▶ Do this
Gather each line of the entries below that includes "standalone".

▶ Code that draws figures

※

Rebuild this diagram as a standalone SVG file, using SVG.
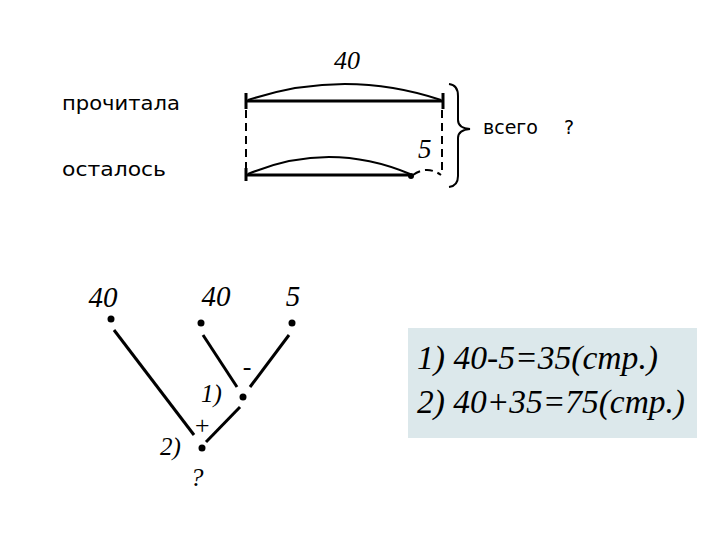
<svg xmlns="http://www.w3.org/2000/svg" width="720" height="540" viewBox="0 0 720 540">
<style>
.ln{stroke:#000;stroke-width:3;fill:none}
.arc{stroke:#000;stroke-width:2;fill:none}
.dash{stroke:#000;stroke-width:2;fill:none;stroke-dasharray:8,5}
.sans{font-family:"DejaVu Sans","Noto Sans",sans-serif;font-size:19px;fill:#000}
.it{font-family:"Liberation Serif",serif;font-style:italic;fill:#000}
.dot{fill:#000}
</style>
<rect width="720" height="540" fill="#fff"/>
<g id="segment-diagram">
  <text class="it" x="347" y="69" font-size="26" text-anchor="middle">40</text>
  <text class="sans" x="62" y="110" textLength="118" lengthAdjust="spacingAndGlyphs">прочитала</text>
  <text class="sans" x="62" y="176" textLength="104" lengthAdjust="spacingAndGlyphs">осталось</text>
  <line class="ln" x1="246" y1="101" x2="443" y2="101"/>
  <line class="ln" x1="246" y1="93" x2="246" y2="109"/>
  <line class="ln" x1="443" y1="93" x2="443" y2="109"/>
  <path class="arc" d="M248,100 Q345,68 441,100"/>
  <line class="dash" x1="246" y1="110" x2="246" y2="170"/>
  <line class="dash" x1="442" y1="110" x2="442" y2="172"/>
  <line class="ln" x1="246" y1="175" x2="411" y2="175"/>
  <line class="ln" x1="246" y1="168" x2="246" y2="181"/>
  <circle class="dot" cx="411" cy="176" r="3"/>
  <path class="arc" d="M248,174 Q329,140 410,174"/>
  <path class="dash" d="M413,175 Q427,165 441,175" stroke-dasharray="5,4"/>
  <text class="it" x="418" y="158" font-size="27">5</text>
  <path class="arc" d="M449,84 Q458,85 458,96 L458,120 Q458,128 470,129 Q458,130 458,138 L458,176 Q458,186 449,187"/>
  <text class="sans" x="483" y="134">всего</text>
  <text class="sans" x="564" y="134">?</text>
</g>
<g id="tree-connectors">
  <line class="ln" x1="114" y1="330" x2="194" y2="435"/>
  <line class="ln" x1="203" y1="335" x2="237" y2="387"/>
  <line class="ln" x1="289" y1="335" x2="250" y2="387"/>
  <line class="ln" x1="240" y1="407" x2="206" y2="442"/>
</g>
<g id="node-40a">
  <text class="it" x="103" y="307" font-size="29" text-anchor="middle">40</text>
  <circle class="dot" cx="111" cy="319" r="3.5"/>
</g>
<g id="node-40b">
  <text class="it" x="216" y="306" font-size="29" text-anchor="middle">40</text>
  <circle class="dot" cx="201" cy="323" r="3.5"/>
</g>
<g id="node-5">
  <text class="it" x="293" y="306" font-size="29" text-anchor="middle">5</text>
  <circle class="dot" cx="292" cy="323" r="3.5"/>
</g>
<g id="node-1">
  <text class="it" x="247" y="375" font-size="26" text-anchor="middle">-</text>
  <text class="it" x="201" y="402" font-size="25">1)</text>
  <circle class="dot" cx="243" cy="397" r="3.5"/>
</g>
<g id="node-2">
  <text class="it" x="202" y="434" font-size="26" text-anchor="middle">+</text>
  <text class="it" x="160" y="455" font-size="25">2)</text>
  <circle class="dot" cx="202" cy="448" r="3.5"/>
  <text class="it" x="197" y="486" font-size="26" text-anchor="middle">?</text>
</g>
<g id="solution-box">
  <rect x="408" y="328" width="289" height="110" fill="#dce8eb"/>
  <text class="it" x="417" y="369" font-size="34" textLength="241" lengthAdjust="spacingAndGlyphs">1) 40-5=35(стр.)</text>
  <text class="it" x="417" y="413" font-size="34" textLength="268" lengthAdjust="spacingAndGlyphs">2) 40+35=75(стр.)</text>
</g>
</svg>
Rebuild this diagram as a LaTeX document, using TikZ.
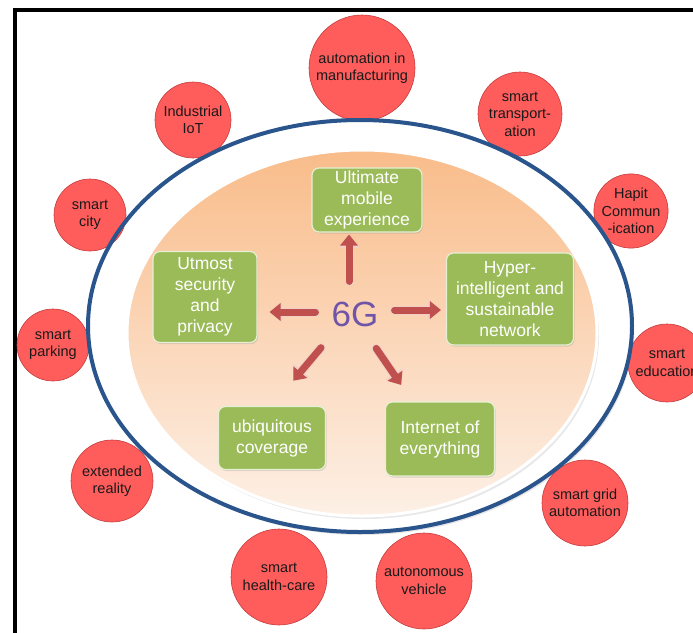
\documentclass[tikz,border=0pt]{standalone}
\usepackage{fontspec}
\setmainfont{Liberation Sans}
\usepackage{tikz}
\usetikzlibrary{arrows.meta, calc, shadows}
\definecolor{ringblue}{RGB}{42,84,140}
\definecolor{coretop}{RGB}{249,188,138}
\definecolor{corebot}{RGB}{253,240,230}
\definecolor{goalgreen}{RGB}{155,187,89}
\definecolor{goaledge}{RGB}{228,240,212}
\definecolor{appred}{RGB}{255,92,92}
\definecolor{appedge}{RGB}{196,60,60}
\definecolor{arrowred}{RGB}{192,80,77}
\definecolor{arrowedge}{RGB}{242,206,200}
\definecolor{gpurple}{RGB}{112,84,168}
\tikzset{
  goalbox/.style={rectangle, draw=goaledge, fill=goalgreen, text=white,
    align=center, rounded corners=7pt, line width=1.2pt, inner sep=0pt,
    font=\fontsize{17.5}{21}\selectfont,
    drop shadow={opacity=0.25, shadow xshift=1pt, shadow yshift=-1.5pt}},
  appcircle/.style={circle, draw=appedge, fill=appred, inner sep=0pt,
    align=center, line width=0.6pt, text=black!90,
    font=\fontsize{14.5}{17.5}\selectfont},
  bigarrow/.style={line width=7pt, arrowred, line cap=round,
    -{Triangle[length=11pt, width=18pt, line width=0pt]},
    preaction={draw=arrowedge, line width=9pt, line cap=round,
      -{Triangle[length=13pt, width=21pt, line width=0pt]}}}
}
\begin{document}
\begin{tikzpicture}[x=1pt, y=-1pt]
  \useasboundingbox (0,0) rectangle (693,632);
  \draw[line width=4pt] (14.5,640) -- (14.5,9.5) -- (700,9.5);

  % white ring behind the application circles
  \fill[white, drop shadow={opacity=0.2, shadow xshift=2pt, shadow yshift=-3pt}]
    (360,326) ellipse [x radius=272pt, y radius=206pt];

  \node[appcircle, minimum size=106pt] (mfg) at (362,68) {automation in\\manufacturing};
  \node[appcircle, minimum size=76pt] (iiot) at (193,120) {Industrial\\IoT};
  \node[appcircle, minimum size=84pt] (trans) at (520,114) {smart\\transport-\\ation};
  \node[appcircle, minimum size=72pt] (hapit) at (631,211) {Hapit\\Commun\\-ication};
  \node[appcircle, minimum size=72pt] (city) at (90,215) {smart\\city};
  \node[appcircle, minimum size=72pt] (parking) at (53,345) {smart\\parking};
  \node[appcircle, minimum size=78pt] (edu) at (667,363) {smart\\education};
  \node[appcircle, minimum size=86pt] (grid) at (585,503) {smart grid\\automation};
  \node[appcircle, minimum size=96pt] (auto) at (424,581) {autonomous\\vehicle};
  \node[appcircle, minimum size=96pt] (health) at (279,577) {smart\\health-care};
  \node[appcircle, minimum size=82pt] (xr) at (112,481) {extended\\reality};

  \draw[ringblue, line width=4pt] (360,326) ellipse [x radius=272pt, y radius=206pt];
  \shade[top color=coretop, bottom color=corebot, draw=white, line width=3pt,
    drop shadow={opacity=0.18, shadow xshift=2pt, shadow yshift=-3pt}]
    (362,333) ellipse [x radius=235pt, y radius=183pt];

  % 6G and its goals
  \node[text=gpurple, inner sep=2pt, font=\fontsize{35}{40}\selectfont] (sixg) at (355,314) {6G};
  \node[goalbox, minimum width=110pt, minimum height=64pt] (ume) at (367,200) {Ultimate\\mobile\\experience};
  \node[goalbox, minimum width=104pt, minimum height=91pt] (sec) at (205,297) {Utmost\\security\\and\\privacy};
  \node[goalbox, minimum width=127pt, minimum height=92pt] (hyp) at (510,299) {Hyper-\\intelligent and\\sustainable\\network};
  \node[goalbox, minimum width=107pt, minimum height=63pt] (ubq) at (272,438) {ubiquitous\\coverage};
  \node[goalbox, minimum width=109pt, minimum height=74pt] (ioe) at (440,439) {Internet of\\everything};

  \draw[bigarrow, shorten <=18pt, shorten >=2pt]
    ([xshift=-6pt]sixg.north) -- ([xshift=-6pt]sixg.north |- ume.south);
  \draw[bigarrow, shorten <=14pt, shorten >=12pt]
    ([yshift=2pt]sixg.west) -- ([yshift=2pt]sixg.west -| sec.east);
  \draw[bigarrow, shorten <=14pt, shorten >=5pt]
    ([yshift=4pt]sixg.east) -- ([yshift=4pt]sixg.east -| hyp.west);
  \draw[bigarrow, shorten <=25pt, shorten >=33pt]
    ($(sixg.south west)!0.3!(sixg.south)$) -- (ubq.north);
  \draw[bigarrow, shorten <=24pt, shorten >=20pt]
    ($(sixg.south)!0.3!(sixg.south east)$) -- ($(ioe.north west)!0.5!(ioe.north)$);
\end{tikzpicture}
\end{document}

※

▶ Result below
Rebuild this diagram as a standalone SVG file, using SVG.
\documentclass[tikz,border=0pt]{standalone}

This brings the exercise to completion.